Show each line from the listing that includes the word "chart".
******************************
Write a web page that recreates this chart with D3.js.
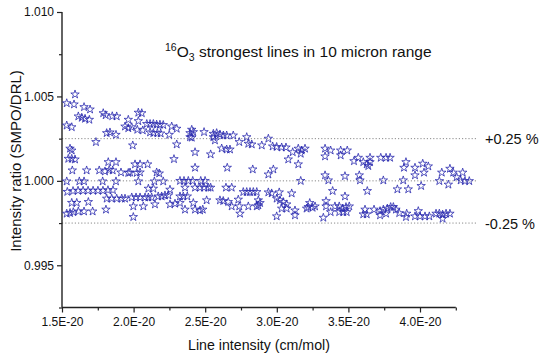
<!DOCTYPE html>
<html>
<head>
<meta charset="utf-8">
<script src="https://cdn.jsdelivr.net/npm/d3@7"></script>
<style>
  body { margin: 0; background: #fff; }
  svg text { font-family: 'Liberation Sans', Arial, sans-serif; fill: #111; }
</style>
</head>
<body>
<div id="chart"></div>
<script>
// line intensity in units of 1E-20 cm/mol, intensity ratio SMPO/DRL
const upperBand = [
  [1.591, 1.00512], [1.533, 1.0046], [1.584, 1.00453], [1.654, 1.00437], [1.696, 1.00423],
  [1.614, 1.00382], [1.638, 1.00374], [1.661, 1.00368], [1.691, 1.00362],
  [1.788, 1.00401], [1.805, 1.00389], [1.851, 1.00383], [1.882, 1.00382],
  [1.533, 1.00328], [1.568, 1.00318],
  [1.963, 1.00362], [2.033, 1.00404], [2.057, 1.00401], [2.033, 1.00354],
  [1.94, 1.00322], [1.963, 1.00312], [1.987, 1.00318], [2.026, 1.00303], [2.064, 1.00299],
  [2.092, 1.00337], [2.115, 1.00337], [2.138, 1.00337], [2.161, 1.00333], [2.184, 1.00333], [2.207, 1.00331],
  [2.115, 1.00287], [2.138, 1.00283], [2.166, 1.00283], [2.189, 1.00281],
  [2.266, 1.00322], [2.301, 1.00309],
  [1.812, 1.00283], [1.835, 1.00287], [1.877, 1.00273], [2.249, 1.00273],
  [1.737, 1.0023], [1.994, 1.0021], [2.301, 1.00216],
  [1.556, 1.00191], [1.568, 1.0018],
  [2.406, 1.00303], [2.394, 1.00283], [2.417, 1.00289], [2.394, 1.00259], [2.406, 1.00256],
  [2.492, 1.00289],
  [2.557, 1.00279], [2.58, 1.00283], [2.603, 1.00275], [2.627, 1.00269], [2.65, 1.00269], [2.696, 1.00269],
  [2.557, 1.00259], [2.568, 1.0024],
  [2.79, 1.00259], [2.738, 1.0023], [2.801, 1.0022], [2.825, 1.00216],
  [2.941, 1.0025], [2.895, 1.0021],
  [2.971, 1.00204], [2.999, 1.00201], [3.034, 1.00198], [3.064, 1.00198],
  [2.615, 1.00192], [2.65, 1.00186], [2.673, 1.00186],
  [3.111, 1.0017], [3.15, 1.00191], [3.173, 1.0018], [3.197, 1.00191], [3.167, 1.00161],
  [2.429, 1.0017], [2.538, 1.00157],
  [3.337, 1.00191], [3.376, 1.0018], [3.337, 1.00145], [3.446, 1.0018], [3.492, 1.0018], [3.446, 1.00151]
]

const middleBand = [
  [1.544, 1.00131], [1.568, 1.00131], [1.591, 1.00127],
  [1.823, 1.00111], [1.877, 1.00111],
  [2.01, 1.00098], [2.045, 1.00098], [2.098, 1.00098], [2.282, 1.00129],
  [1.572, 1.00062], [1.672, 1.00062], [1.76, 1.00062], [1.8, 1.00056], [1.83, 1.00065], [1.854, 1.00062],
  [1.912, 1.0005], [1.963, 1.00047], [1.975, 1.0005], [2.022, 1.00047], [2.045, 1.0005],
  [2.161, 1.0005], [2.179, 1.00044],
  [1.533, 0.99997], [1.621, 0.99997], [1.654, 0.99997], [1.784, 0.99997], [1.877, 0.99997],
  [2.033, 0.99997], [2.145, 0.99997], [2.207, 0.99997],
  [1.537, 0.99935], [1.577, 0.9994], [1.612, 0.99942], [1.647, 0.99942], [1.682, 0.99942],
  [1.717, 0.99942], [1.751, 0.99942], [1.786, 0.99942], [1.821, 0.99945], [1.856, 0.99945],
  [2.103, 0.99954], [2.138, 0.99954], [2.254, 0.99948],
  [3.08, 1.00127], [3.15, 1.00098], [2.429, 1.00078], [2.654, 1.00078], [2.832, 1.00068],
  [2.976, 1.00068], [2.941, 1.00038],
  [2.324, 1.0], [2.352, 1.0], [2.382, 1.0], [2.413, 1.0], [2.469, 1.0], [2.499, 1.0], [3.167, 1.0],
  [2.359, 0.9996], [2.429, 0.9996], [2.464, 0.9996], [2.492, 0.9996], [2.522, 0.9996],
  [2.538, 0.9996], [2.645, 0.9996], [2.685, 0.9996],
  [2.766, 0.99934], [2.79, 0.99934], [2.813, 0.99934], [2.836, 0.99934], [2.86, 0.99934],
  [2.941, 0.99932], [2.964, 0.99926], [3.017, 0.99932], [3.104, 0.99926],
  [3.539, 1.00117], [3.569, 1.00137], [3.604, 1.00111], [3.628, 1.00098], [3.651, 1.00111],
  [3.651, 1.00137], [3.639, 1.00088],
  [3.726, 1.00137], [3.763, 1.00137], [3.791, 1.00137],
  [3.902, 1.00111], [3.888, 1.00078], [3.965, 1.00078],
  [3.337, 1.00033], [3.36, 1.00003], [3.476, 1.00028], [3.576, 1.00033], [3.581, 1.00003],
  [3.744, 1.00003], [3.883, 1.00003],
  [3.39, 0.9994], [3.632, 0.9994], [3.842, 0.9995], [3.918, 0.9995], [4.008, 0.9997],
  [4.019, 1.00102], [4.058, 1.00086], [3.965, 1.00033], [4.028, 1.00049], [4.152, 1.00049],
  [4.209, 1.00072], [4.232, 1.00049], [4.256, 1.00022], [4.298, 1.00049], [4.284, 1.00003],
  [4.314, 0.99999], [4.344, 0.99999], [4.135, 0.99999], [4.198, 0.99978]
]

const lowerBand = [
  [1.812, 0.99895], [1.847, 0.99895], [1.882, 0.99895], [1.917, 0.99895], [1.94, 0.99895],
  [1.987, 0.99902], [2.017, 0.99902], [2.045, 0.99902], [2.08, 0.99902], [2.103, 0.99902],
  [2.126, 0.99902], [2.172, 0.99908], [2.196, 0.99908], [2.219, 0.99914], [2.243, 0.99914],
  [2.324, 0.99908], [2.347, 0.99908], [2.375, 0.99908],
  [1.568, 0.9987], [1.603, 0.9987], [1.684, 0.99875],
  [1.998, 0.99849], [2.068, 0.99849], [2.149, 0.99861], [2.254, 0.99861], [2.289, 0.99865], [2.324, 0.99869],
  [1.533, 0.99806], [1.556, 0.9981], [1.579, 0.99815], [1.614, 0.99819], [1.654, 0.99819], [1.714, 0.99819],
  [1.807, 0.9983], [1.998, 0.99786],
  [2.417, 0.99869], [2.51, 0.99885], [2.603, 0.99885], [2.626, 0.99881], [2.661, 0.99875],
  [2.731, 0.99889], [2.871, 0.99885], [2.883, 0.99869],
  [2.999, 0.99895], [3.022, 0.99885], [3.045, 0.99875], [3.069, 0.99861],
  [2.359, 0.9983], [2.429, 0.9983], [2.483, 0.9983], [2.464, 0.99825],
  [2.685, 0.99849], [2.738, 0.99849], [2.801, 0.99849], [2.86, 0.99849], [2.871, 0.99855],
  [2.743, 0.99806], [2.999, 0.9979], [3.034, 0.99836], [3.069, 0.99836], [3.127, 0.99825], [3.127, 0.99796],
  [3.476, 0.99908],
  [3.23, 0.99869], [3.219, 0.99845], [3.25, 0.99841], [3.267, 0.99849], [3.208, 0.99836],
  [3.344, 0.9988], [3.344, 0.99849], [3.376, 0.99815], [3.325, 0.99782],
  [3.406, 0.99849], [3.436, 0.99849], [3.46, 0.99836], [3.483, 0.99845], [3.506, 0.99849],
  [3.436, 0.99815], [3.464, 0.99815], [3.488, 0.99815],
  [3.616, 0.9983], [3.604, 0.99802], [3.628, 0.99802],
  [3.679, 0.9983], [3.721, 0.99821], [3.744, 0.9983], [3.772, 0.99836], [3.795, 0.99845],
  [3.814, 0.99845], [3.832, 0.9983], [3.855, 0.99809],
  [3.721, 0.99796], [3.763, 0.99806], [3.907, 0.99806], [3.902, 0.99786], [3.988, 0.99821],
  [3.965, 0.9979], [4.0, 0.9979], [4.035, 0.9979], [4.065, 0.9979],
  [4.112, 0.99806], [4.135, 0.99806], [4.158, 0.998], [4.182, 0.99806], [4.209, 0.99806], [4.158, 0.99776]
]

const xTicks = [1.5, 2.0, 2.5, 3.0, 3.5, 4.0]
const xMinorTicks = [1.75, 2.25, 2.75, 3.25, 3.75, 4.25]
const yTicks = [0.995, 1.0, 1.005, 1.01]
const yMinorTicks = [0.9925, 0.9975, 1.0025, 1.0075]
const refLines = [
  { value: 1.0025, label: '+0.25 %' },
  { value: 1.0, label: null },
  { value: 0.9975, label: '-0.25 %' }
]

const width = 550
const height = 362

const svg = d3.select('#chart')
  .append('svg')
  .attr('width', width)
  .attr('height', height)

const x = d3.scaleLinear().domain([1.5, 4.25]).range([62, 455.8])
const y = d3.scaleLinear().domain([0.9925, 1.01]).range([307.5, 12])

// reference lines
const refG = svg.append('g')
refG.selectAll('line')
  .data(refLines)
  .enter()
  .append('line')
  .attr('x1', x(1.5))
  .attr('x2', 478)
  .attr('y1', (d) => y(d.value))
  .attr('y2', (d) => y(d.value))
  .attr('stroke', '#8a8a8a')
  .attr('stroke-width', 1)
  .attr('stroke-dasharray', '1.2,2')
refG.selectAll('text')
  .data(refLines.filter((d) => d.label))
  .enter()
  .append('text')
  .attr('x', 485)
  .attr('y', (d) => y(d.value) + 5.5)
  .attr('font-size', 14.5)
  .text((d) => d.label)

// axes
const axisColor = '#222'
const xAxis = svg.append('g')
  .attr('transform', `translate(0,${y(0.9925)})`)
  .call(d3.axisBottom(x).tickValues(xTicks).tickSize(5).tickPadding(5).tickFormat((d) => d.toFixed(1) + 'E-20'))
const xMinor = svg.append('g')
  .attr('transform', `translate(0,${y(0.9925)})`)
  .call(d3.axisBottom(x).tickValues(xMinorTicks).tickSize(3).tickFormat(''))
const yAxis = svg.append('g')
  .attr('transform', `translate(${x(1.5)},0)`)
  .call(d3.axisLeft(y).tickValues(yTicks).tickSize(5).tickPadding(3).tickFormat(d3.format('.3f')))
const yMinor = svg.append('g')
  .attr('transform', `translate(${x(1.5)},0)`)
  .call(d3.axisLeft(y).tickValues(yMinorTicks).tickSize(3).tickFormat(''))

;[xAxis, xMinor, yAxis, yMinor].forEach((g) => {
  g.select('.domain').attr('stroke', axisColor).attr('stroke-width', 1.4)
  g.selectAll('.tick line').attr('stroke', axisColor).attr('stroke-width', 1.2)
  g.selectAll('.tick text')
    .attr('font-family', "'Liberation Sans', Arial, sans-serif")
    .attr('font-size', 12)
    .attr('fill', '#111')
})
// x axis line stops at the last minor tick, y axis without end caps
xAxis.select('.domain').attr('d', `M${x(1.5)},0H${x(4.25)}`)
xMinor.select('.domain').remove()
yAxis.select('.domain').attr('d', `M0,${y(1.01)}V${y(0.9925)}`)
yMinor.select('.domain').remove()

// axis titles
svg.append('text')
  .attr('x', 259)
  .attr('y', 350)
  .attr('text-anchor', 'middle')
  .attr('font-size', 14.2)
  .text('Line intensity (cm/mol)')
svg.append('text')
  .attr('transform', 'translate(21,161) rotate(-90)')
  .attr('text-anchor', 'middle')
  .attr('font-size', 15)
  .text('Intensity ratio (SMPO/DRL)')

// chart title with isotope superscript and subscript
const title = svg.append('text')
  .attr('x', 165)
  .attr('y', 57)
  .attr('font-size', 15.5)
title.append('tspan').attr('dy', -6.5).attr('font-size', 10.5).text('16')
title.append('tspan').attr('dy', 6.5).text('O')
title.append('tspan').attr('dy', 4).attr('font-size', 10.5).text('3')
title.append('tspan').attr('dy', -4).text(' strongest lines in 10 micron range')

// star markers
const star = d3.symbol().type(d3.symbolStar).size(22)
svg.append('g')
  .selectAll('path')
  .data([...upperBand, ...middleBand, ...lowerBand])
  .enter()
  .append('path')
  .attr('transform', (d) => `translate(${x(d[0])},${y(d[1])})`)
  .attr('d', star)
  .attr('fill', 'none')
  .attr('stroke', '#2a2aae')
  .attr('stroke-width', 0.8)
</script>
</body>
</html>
******************************
» Answer for this exercise:
Write a web page that recreates this chart with D3.js.
<div id="chart"></div>
const svg = d3.select('#chart')
// chart title with isotope superscript and subscript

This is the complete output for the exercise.